You can often upload these "unapproved" apps and use your iPx gadget as a file caddy, by hacking past the Apple firmware's protection to expose the internal filesystem over USB – "jailbreaking" – but jailbreaking doesn't always work on all models, and it's too early to know what eventual proportion of iPads are likely to be jailbreakable. - Camera functions
iPhone OS 4 is supposed to finally add proper support for camera functions, but the iPad doesn't actually have a camera. In theory it'd be easy to add support for a camera that snaps onto the dock connector, but AFAIK, no third-party manufacturer has yet produced one.
It's probably easy in theory to support a swivellable webcam that can point forwards as a camera or backwards for video calls, but that'd need the device to be held upside down with the dock connector at the top. There's no technical problem with this … except that Apple's own OS 3.x applications refuse to work in upside-down mode. On OS4, the onboard applications are supposed to work in any orientation, but it's still a bit discouraging for manufacturers to know that if they launch a camera, it won't work well on v3.x devices. There's also the possibility that if Apple do decide to embrace the idea of an add-on camera, they won't make the function ready until they have a camera of their own to sell. You could buy rotatable snap-in cameras for some Palm organisers nearly ten years ago, so the iPad's still lagging behind in this respect.
And there's some useful camera-aware apps: the Evernote notetaking apps let you snap images (memos, restaurant menus, street signs), save them with geotagging data, and apply OCR to add the text in the image to a searchable comments field. If you have a iPhone with Evernote, and someone shows you their contact details on their smartphone screen or a business card, you can snap a photo and get a text file. But without a camera, none of this cool stuff will currently work on the iPad. Evernote also has a nice voicenotes feature, but again, on the iPad ... no onboard mic.

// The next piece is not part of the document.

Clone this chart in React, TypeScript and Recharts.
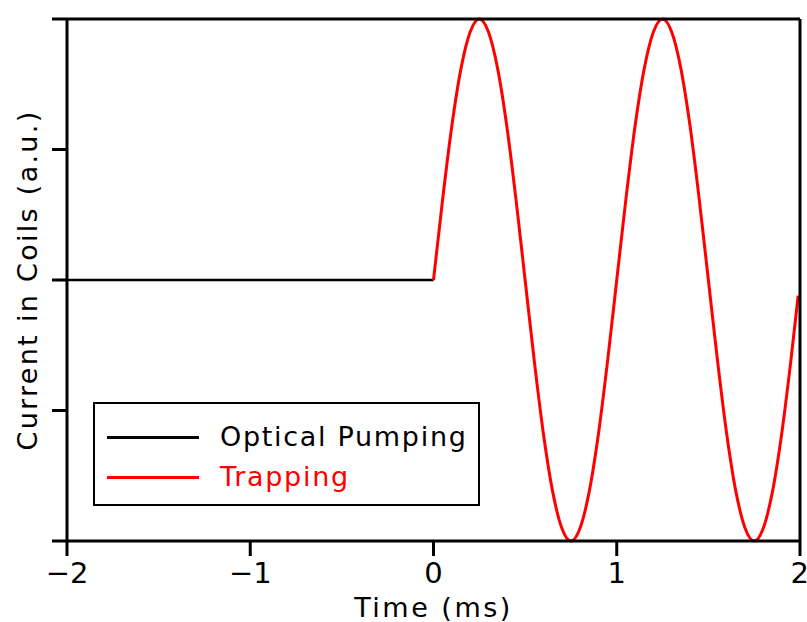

So, no Skype video calling. - SIM-swapping.
The iPad isn't locked-in to a particular phone provider (hooray!), but the bad news is that if you've just bought a high-capacity service plan for your iPhone, and you want to transfer it to your iPad (which you expect to be using for all your serious mobile web-browsing from now on), you can't. The SIMs are physically different sizes. The iPhone uses a standard-sized SIM, the larger iPad uses a smaller mini-SIM. In theory, a mini-SIM with a holder can fit into a full-size SIM slot, but that chances are that if you're an existing iPhone owner, you won't have one of those. Apple enthusiasts have gotten used to Apple engineering-in incompatibilities with other manufacturers' products, but some have gotten a bit annoyed at what looks like a deliberate incompatibility with other Apple products.
The iPad isn't really what Steve Jobs said it was. It's not a device that's designed to sit in some middle ground between netbooks and laptops, because those two types of device can do pretty much everything on the list.
The iPad's purpose is straightforward: it's designed to kill sales of the amazon Kindle, break amazon's stranglehold on ebook sales, and let Apple add ebook and magazine retailing to their existing music-and-movies portfolio. It's a conduit.
It has to be five hundred dollars in order to crush the Kindle DX, at $500 its facilities have to be limited in order to avoid undercutting Apple's own laptop range (which starts at a thousand dollars) and it has to be based on the iPod Touch (with an updated "iPhone OS" and a bigger screen) to give it an established sales channel, because that's the "other" OS that Apple have, because that preserves separation between the iPad and the more expensive OSX-based products, and because that makes it more difficult for people to dig out and redistribute downloaded paid-for content.
Those three things pretty much define it.